REQUEST: Output, word for word, every line from the start of the listing down to and including the line that contains "let eolAsmeMarks = [0, 3, 7];"; include nothing else.

RECORDED DATA:
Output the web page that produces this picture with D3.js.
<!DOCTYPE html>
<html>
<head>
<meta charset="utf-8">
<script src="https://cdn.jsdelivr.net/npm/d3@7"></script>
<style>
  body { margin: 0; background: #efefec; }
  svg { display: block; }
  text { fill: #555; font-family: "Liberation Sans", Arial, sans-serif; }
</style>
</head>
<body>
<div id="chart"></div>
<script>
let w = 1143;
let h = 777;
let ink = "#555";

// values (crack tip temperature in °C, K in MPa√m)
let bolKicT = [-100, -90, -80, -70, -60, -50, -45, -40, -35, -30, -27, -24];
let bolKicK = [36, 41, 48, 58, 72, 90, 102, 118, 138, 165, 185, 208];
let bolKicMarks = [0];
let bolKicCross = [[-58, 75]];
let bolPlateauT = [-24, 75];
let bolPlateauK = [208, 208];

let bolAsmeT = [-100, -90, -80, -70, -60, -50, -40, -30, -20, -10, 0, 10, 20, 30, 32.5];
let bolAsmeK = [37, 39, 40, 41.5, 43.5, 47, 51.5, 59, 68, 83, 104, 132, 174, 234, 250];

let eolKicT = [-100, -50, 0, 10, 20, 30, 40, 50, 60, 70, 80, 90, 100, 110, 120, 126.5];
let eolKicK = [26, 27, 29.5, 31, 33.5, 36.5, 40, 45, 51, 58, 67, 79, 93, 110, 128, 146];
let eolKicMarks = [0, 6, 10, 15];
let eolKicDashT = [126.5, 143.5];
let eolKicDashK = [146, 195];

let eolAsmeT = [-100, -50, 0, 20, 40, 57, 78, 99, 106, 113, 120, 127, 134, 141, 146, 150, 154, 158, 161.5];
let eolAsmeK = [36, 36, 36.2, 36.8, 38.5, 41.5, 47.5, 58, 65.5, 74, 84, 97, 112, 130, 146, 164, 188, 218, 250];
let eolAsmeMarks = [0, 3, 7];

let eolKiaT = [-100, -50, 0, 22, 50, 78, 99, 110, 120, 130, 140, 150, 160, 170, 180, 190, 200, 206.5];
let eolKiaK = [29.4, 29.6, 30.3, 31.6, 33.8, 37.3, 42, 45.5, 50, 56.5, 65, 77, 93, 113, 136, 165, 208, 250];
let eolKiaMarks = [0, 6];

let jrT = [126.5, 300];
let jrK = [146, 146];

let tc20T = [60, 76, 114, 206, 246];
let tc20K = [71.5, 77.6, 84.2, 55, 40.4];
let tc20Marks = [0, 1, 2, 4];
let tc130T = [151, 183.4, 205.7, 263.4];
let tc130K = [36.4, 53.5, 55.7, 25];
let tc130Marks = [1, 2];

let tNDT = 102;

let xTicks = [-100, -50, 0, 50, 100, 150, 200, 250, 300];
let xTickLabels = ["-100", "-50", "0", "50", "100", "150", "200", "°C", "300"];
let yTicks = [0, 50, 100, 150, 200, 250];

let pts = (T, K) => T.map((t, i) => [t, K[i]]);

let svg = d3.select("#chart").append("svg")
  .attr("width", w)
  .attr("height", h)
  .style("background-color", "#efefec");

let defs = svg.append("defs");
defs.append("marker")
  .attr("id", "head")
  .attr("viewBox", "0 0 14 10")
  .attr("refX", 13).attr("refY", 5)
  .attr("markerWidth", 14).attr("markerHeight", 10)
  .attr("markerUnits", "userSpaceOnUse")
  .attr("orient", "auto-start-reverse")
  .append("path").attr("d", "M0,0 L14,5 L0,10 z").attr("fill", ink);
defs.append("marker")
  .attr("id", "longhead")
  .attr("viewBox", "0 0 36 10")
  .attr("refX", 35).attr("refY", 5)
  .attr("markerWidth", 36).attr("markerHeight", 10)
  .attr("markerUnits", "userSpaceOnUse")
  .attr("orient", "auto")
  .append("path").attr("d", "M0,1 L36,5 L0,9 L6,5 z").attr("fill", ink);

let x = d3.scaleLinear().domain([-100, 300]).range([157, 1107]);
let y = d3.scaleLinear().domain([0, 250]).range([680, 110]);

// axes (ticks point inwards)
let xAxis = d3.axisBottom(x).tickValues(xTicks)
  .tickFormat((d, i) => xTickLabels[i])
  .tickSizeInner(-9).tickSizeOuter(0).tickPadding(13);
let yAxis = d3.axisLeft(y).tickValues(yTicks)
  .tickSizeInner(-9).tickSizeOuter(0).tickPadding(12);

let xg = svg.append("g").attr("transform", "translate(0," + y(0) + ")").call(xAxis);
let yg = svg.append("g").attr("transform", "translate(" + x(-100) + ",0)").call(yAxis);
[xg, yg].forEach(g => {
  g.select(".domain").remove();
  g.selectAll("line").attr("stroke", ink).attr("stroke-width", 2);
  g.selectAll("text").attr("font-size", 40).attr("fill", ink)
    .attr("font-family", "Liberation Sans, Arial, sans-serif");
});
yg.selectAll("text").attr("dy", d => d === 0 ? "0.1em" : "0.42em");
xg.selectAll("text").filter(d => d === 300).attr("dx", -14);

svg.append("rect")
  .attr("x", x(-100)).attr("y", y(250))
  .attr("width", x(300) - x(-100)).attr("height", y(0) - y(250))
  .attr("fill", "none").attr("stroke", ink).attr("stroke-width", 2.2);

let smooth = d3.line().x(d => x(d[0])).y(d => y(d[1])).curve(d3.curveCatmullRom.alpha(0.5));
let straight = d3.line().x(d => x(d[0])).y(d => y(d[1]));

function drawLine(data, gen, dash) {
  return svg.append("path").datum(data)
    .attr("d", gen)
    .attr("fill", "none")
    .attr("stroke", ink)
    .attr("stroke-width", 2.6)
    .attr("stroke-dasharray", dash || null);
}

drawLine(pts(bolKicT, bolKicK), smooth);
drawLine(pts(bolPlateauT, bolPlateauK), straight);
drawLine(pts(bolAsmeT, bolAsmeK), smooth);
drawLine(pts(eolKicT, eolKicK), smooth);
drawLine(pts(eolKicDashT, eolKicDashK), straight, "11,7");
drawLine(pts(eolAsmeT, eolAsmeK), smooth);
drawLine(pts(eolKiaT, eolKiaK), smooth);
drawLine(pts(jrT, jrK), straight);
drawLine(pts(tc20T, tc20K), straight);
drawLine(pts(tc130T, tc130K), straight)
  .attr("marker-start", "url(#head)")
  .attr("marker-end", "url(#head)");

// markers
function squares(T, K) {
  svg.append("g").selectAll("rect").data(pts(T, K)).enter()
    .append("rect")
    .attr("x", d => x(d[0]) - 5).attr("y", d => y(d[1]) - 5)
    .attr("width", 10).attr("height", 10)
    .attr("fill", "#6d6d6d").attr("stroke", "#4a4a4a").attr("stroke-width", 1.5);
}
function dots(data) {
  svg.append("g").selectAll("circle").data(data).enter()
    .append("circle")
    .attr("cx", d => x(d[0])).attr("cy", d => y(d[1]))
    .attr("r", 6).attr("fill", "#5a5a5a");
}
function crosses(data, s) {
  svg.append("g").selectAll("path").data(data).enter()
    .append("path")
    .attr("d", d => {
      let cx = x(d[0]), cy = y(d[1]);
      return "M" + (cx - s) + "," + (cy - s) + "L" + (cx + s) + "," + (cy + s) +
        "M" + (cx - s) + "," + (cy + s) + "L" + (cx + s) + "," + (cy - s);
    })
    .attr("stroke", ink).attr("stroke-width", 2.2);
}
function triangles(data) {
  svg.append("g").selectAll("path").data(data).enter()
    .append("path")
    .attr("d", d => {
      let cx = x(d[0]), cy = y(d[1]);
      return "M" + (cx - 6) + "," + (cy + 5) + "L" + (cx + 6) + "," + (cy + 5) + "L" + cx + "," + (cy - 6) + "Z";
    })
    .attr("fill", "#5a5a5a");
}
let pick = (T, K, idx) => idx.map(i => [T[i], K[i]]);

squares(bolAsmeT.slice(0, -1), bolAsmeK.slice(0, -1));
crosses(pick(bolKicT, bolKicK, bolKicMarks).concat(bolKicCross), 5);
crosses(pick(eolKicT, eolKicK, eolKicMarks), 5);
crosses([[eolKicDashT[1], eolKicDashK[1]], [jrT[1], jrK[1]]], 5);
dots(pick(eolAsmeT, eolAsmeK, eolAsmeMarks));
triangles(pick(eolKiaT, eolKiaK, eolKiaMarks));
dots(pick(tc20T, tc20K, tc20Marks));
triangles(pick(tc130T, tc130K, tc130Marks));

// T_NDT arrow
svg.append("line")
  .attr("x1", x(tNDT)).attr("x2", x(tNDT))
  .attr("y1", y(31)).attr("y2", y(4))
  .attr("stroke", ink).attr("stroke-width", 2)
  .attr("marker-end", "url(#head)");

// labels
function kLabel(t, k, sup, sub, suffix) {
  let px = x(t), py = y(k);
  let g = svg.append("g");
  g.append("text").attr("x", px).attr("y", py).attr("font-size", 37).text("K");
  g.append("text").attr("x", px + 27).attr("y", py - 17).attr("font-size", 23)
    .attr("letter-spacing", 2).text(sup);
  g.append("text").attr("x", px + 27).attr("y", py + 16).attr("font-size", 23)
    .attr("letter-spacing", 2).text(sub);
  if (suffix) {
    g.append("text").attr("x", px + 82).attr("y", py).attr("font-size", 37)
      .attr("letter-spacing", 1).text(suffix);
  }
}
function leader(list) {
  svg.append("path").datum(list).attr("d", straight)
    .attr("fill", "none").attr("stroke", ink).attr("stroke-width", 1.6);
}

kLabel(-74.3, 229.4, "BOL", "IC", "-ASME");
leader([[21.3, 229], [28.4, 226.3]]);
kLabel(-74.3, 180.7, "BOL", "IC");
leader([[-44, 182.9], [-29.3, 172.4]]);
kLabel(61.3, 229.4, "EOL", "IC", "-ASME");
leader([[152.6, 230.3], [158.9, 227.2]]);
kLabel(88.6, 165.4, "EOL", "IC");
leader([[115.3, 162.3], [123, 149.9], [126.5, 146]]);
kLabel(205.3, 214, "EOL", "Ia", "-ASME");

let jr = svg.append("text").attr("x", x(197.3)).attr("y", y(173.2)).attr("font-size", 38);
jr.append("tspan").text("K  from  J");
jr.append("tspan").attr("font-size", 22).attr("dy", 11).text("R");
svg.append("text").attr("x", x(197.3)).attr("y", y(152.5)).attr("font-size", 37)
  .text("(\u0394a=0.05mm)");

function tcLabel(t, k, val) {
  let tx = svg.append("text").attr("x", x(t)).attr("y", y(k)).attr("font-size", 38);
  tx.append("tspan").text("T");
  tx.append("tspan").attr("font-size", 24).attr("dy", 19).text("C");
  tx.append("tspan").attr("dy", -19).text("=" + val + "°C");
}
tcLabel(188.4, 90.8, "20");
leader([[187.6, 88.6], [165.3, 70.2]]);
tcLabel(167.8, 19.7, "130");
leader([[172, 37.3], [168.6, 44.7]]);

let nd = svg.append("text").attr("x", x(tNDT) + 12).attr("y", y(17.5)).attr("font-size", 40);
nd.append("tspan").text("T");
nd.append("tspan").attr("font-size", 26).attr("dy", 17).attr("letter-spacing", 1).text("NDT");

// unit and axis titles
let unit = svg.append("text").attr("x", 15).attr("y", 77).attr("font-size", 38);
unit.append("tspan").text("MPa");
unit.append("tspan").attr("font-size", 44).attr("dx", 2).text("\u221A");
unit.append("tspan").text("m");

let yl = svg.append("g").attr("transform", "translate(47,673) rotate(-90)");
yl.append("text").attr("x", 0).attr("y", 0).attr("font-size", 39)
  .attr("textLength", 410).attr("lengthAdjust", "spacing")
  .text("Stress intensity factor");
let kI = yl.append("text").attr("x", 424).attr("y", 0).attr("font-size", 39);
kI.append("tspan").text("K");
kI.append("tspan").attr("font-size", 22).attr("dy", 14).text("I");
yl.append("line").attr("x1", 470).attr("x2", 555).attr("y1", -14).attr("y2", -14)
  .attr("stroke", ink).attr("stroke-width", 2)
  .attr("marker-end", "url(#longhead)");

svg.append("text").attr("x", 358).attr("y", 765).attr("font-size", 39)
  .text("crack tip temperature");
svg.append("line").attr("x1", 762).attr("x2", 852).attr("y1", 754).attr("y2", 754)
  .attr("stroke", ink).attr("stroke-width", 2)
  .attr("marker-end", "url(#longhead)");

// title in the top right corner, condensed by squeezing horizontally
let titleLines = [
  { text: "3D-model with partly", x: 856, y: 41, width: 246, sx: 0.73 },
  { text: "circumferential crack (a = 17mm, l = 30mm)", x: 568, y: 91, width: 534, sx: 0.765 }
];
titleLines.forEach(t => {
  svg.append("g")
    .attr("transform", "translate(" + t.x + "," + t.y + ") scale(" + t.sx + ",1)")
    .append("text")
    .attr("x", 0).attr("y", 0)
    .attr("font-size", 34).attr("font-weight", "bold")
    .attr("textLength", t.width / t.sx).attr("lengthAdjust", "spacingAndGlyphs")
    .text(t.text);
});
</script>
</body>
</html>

ANSWER IN FULL:
Output the web page that produces this picture with D3.js.
<!DOCTYPE html>
<html>
<head>
<meta charset="utf-8">
<script src="https://cdn.jsdelivr.net/npm/d3@7"></script>
<style>
  body { margin: 0; background: #efefec; }
  svg { display: block; }
  text { fill: #555; font-family: "Liberation Sans", Arial, sans-serif; }
</style>
</head>
<body>
<div id="chart"></div>
<script>
let w = 1143;
let h = 777;
let ink = "#555";

// values (crack tip temperature in °C, K in MPa√m)
let bolKicT = [-100, -90, -80, -70, -60, -50, -45, -40, -35, -30, -27, -24];
let bolKicK = [36, 41, 48, 58, 72, 90, 102, 118, 138, 165, 185, 208];
let bolKicMarks = [0];
let bolKicCross = [[-58, 75]];
let bolPlateauT = [-24, 75];
let bolPlateauK = [208, 208];

let bolAsmeT = [-100, -90, -80, -70, -60, -50, -40, -30, -20, -10, 0, 10, 20, 30, 32.5];
let bolAsmeK = [37, 39, 40, 41.5, 43.5, 47, 51.5, 59, 68, 83, 104, 132, 174, 234, 250];

let eolKicT = [-100, -50, 0, 10, 20, 30, 40, 50, 60, 70, 80, 90, 100, 110, 120, 126.5];
let eolKicK = [26, 27, 29.5, 31, 33.5, 36.5, 40, 45, 51, 58, 67, 79, 93, 110, 128, 146];
let eolKicMarks = [0, 6, 10, 15];
let eolKicDashT = [126.5, 143.5];
let eolKicDashK = [146, 195];

let eolAsmeT = [-100, -50, 0, 20, 40, 57, 78, 99, 106, 113, 120, 127, 134, 141, 146, 150, 154, 158, 161.5];
let eolAsmeK = [36, 36, 36.2, 36.8, 38.5, 41.5, 47.5, 58, 65.5, 74, 84, 97, 112, 130, 146, 164, 188, 218, 250];
let eolAsmeMarks = [0, 3, 7];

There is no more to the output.